How Interest Rates Affect the Stock Market
- Cost of Borrowing
When interest rates rise, borrowing becomes more expensive. This leads to higher costs for businesses that rely on loans for expansion or operational needs. As a result, higher borrowing costs can reduce corporate earnings and future growth prospects, which may negatively impact stock prices. Conversely, lower interest rates make borrowing cheaper, stimulating business investment, consumer spending, and, ultimately, stock market growth. - Impact on Consumer Spending
Higher interest rates can discourage consumers from taking out loans for big-ticket items like cars and homes. This reduction in spending can slow economic growth and reduce the demand for products and services. For companies, this could lead to lower revenues and profits, potentially leading to a drop in stock prices. In contrast, lower interest rates encourage borrowing and spending, boosting demand and positively impacting company earnings. - Investor Behavior
Interest rates also influence the behavior of investors. When interest rates rise, bonds and savings accounts become more attractive due to their higher yields, which can shift investment away from the stock market and into fixed-income securities. On the other hand, when interest rates are low, investors may seek higher returns from the stock market, increasing demand for equities. - Stock Valuations
Interest rates are an important factor in determining the discount rate used to value stocks. When rates increase, the present value of future cash flows (profits) decreases, leading to lower stock valuations. For example, growth stocks that rely on future profits may see a significant reduction in valuation when interest rates rise. Lower rates, however, can increase stock valuations by boosting the present value of future earnings.
Sector-Specific Effects
Different sectors are impacted by interest rates in various ways:
- Banks and Financial Institutions: Higher interest rates can benefit banks by widening the interest rate spread between loans and deposits, increasing their profit margins.
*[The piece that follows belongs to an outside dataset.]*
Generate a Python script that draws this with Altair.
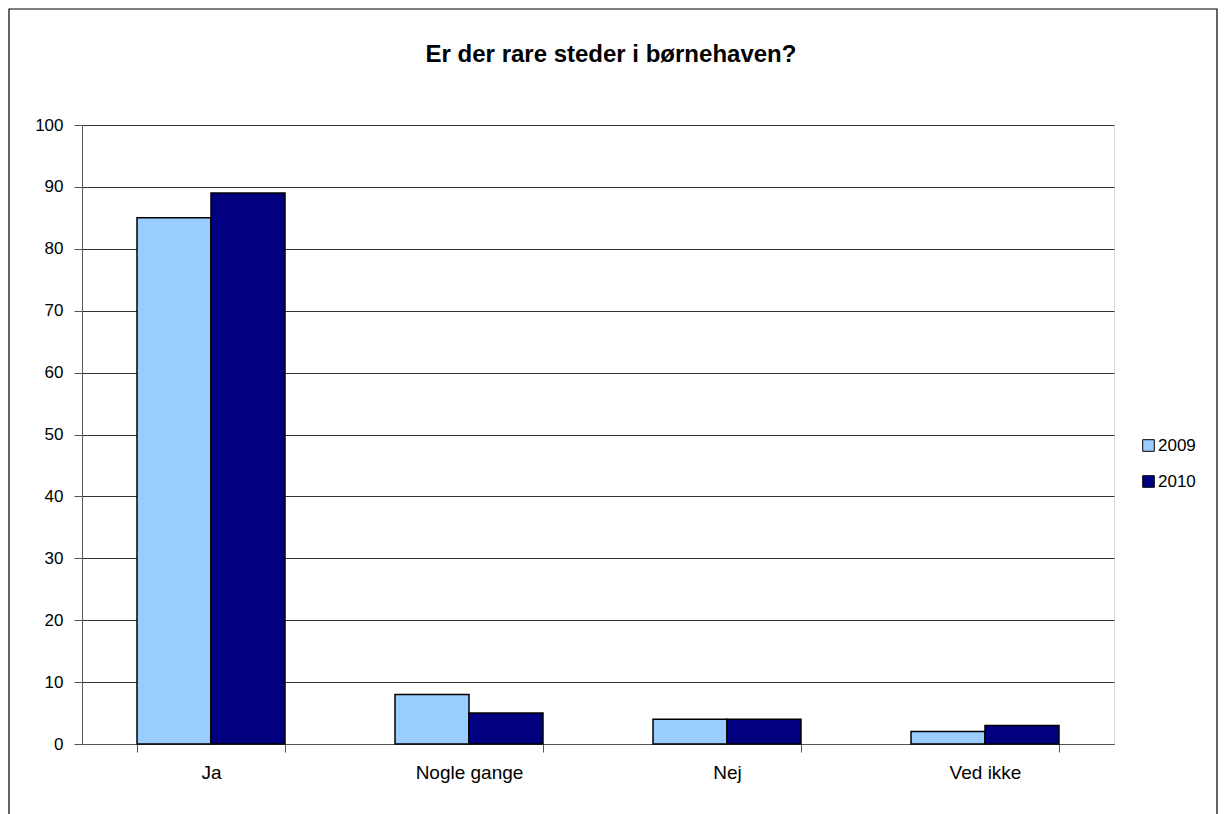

- Tech Stocks: High-interest rates can hurt high-growth sectors like technology, which depend on future profits, as the present value of those earnings diminishes.
Interest rates are a crucial factor in stock market performance, influencing everything from corporate profits to investor sentiment. Understanding how interest rates affect different market sectors and economic conditions can help investors make informed decisions. A rising interest rate environment typically creates challenges for the stock market, while a falling rate environment may boost equity prices.